Warming climate may spread drought to a third of earth

Around one third of the earth may be at the greater risk of drought by 2100 as warmer temperatures extract more moisture from the soil, says a study.

The study estimates that 12 percent of land will be subject to drought by 2100 through rainfall changes alone but the drying will spread to 30 percent of land if higher evaporation rates from the added energy and humidity in the atmosphere is considered.

Thus far, concern about future drought under global warming has focused primarily on rainfall projections.

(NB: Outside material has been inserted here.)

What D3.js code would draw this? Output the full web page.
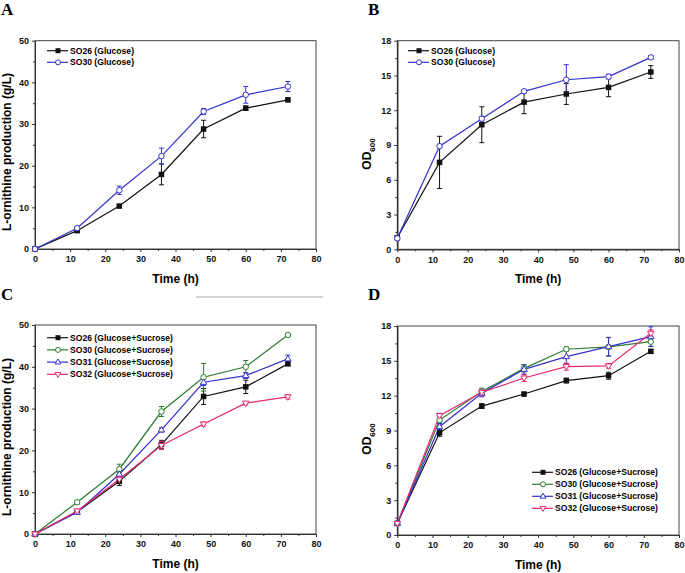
<!DOCTYPE html>
<html>
<head>
<meta charset="utf-8">
<script src="https://cdn.jsdelivr.net/npm/d3@7"></script>
<style>
  body { margin: 0; background: #fff; }
  svg text { font-family: "Liberation Sans", Arial, sans-serif; }
  .tick text { font-weight: bold; font-size: 9px; fill: #111; }
  .panel-label { font-family: "Liberation Serif", "Times New Roman", serif !important; font-weight: bold; font-size: 17px; }
  .axis-title { font-weight: bold; font-size: 12px; }
  .legend text { font-weight: bold; font-size: 8.6px; }
</style>
</head>
<body>
<svg width="685" height="573"></svg>
<script>
// sampling times (h)
const hours = [0, 12, 24, 36, 48, 60, 72];
const xTicks = [0, 10, 20, 30, 40, 50, 60, 70, 80];
const prodTicks = [0, 10, 20, 30, 40, 50];
const odTicks = [0, 3, 6, 9, 12, 15, 18];

// panel A: L-ornithine, glucose
const aSO26 = [0, 4.4, 10.3, 17.9, 28.8, 33.8, 35.8];
const aSO26err = [0, 0.3, 0.3, 2.5, 2.1, 0.5, 0.4];
const aSO30 = [0, 5.0, 14.1, 22.3, 33.0, 37.0, 39.0];
const aSO30err = [0, 0.4, 1.0, 1.9, 0.7, 2.0, 1.2];

// panel B: OD600, glucose
const bSO26 = [1.0, 7.5, 10.75, 12.7, 13.4, 13.97, 15.3];
const bSO26err = [0.1, 2.25, 1.55, 1.0, 0.9, 0.8, 0.55];
const bSO30 = [0.95, 8.9, 11.27, 13.63, 14.63, 14.9, 16.56];
const bSO30err = [0.1, 0.15, 0.2, 0.15, 1.3, 0.2, 0.15];

// panel C: L-ornithine, glucose+sucrose
const cSO26 = [0, 5.3, 12.6, 21.4, 32.9, 35.2, 40.7];
const cSO26err = [0, 0.4, 1.0, 1.0, 1.9, 1.6, 0.4];
const cSO30 = [0, 7.6, 15.5, 29.3, 37.5, 40.0, 47.6];
const cSO30err = [0, 0.4, 1.2, 1.2, 3.3, 1.5, 0.3];
const cSO31 = [0, 5.2, 14.3, 24.9, 36.3, 37.9, 41.9];
const cSO31err = [0, 0.3, 0.5, 0.5, 0.8, 0.7, 0.9];
const cSO32 = [0, 5.5, 13.1, 21.2, 26.3, 31.3, 32.8];
const cSO32err = [0, 0.4, 0.5, 1.0, 0.5, 0.4, 0.5];

// panel D: OD600, glucose+sucrose
const dSO26 = [1.0, 8.8, 11.1, 12.14, 13.3, 13.72, 15.82];
const dSO26err = [0.1, 0.3, 0.2, 0.15, 0.2, 0.3, 0.15];
const dSO30 = [1.0, 9.9, 12.35, 14.35, 16.0, 16.2, 16.65];
const dSO30err = [0.1, 0.3, 0.3, 0.3, 0.2, 0.8, 0.4];
const dSO31 = [1.0, 9.33, 12.2, 14.27, 15.36, 16.22, 17.08];
const dSO31err = [0.1, 0.3, 0.3, 0.4, 0.6, 0.8, 0.85];
const dSO32 = [1.0, 10.28, 12.29, 13.52, 14.5, 14.56, 17.37];
const dSO32err = [0.1, 0.2, 0.3, 0.3, 0.3, 0.2, 0.3];

const cBlack = "#111111", cBlue = "#3232cf", cGreen = "#2b7b30", cPink = "#e8276f";

const svg = d3.select("svg");

function drawMarker(g, shape, color, size) {
  if (shape === "square") {
    g.append("rect").attr("x", -size/2).attr("y", -size/2)
      .attr("width", size).attr("height", size).attr("fill", color);
  } else if (shape === "circle") {
    g.append("circle").attr("r", size/2).attr("fill", "#fff")
      .attr("stroke", color).attr("stroke-width", 1);
  } else {
    let s = size * 0.62;
    let pts = shape === "up" ? [[0,-s],[s*0.95,s*0.6],[-s*0.95,s*0.6]]
                             : [[0,s],[s*0.95,-s*0.6],[-s*0.95,-s*0.6]];
    g.append("path").attr("d", d3.line()(pts) + "Z").attr("fill", "#fff")
      .attr("stroke", color).attr("stroke-width", 1);
  }
}

function drawPanel(p) {
  let x = d3.scaleLinear().domain([0, 80]).range([p.left, p.right]);
  let y = d3.scaleLinear().domain([0, p.ymax]).range([p.bottom, p.top]);
  let g = svg.append("g");

  // frame
  g.append("rect").attr("x", p.left).attr("y", p.top)
    .attr("width", p.right - p.left).attr("height", p.bottom - p.top)
    .attr("fill", "none").attr("stroke", "#444").attr("stroke-width", 1);

  // axes, major + minor ticks outward
  let xa = g.append("g").attr("transform", "translate(0," + p.bottom + ")")
    .call(d3.axisBottom(x).tickValues(xTicks).tickSizeInner(3).tickSizeOuter(0).tickPadding(4));
  g.append("g").attr("transform", "translate(0," + p.bottom + ")")
    .call(d3.axisBottom(x).tickValues(d3.range(5, 80, 10)).tickSize(2).tickSizeOuter(0).tickFormat(""));
  let ya = g.append("g").attr("transform", "translate(" + p.left + ",0)")
    .call(d3.axisLeft(y).tickValues(p.yticks).tickSizeInner(3).tickSizeOuter(0).tickPadding(3));
  let step = p.yticks[1] - p.yticks[0];
  g.append("g").attr("transform", "translate(" + p.left + ",0)")
    .call(d3.axisLeft(y).tickValues(p.yticks.slice(0, -1).map(function(v) { return v + step/2; }))
      .tickSize(2).tickSizeOuter(0).tickFormat(""));
  g.selectAll(".domain").attr("stroke", "#333");
  g.selectAll(".tick line").attr("stroke", "#333");

  // series
  p.series.forEach(function(s) {
    let pts = hours.map(function(h, i) { return [x(h), y(s.values[i]), s.err[i]]; });
    g.append("path").attr("d", d3.line()(pts.map(function(d) { return [d[0], d[1]]; })))
      .attr("fill", "none").attr("stroke", s.color).attr("stroke-width", 1.2);
    hours.forEach(function(h, i) {
      let e = s.err[i];
      if (e <= 0) return;
      let y0 = y(s.values[i] - e), y1 = y(s.values[i] + e), cx = x(h);
      g.append("path")
        .attr("d", "M" + cx + "," + y0 + "V" + y1 + "M" + (cx-2.5) + "," + y0 + "H" + (cx+2.5) +
                   "M" + (cx-2.5) + "," + y1 + "H" + (cx+2.5))
        .attr("stroke", s.color).attr("stroke-width", 1).attr("fill", "none");
    });
  });
  p.series.forEach(function(s) {
    hours.forEach(function(h, i) {
      let m = g.append("g").attr("transform", "translate(" + x(h) + "," + y(s.values[i]) + ")");
      drawMarker(m, s.shape, s.color, 5.5);
    });
  });

  // legend
  let lg = g.append("g").attr("class", "legend");
  p.series.forEach(function(s, i) {
    let ly = p.legend.y + i * p.legend.dy;
    lg.append("line").attr("x1", p.legend.x).attr("x2", p.legend.x + 21)
      .attr("y1", ly).attr("y2", ly).attr("stroke", s.color).attr("stroke-width", 1.2);
    let m = lg.append("g").attr("transform", "translate(" + (p.legend.x + 11) + "," + ly + ")");
    drawMarker(m, s.shape, s.color, 5);
    lg.append("text").attr("x", p.legend.x + 23).attr("y", ly + 3).text(s.name);
  });

  // titles
  g.append("text").attr("class", "axis-title").attr("text-anchor", "middle")
    .attr("x", (p.left + p.right) / 2).attr("y", p.bottom + 34).text("Time (h)");
  let yt = g.append("text").attr("class", "axis-title").attr("text-anchor", "middle")
    .attr("transform", "translate(" + p.ytitleX + "," + p.ytitleY + ") rotate(-90)");
  if (p.od) {
    yt.append("tspan").text("OD");
    yt.append("tspan").attr("dy", 3.5).attr("font-size", "8px").text("600");
  } else {
    yt.text("L-ornithine production (g/L)");
  }
  svg.append("text").attr("class", "panel-label").attr("x", p.labelX).attr("y", p.labelY).text(p.label);
}

drawPanel({
  label: "A", labelX: 1, labelY: 15,
  left: 35, right: 316, top: 40.7, bottom: 249, ymax: 50, yticks: prodTicks,
  ytitleX: 11, ytitleY: 152,
  legend: { x: 47, y: 50.7, dy: 11.6 },
  series: [
    { name: "SO26 (Glucose)", values: aSO26, err: aSO26err, color: cBlack, shape: "square" },
    { name: "SO30 (Glucose)", values: aSO30, err: aSO30err, color: cBlue, shape: "circle" }
  ]
});

drawPanel({
  label: "B", labelX: 368, labelY: 15, od: true,
  left: 397.3, right: 679, top: 40.7, bottom: 249.3, ymax: 18, yticks: odTicks,
  ytitleX: 371, ytitleY: 154,
  legend: { x: 408, y: 50.7, dy: 11.6 },
  series: [
    { name: "SO26 (Glucose)", values: bSO26, err: bSO26err, color: cBlack, shape: "square" },
    { name: "SO30 (Glucose)", values: bSO30, err: bSO30err, color: cBlue, shape: "circle" }
  ]
});

drawPanel({
  label: "C", labelX: 1, labelY: 300,
  left: 35, right: 316, top: 325, bottom: 534, ymax: 50, yticks: prodTicks,
  ytitleX: 11, ytitleY: 437,
  legend: { x: 47, y: 337.7, dy: 12.2 },
  series: [
    { name: "SO26 (Glucose+Sucrose)", values: cSO26, err: cSO26err, color: cBlack, shape: "square" },
    { name: "SO30 (Glucose+Sucrose)", values: cSO30, err: cSO30err, color: cGreen, shape: "circle" },
    { name: "SO31 (Glucose+Sucrose)", values: cSO31, err: cSO31err, color: cBlue, shape: "up" },
    { name: "SO32 (Glucose+Sucrose)", values: cSO32, err: cSO32err, color: cPink, shape: "down" }
  ]
});

drawPanel({
  label: "D", labelX: 368, labelY: 300, od: true,
  left: 397.3, right: 679, top: 326, bottom: 535, ymax: 18, yticks: odTicks,
  ytitleX: 371, ytitleY: 439,
  legend: { x: 532, y: 472.3, dy: 12 },
  series: [
    { name: "SO26 (Glucose+Sucrose)", values: dSO26, err: dSO26err, color: cBlack, shape: "square" },
    { name: "SO30 (Glucose+Sucrose)", values: dSO30, err: dSO30err, color: cGreen, shape: "circle" },
    { name: "SO31 (Glucose+Sucrose)", values: dSO31, err: dSO31err, color: cBlue, shape: "up" },
    { name: "SO32 (Glucose+Sucrose)", values: dSO32, err: dSO32err, color: cPink, shape: "down" }
  ]
});

// stray grey rule above panel C (scan artefact in the original figure)
svg.append("line").attr("x1", 196).attr("x2", 323).attr("y1", 297).attr("y2", 297)
  .attr("stroke", "#aaa").attr("stroke-width", 1.2);
</script>
</body>
</html>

“But higher evaporation rates may also play an important role as warmer temperatures wring more moisture from the soil, even in some places where rainfall is forecasted to increase,” cautioned Benjamin Cook, a climate scientist with Columbia University’s Lamont-Doherty Earth Observatory and NASA's Goddard Institute for Space Studies.

The study is one of the first to use the latest climate simulations to model the impact of both changing rainfall and evaporation rates on future drought.

“We know from basic physics that warmer temperatures would help to dry things out,” Cook added.

In its latest climate report, the International Panel on Climate Change (IPCC) also warns that soil moisture is expected to decline globally and that already dry regions will be at greater risk of agricultural drought.

The IPCC also predicts a strong chance of soil moisture drying in the Mediterranean, southwestern United States and southern African regions, consistent with the Climate Dynamics study.

The study was published in the journal Climate Dynamics.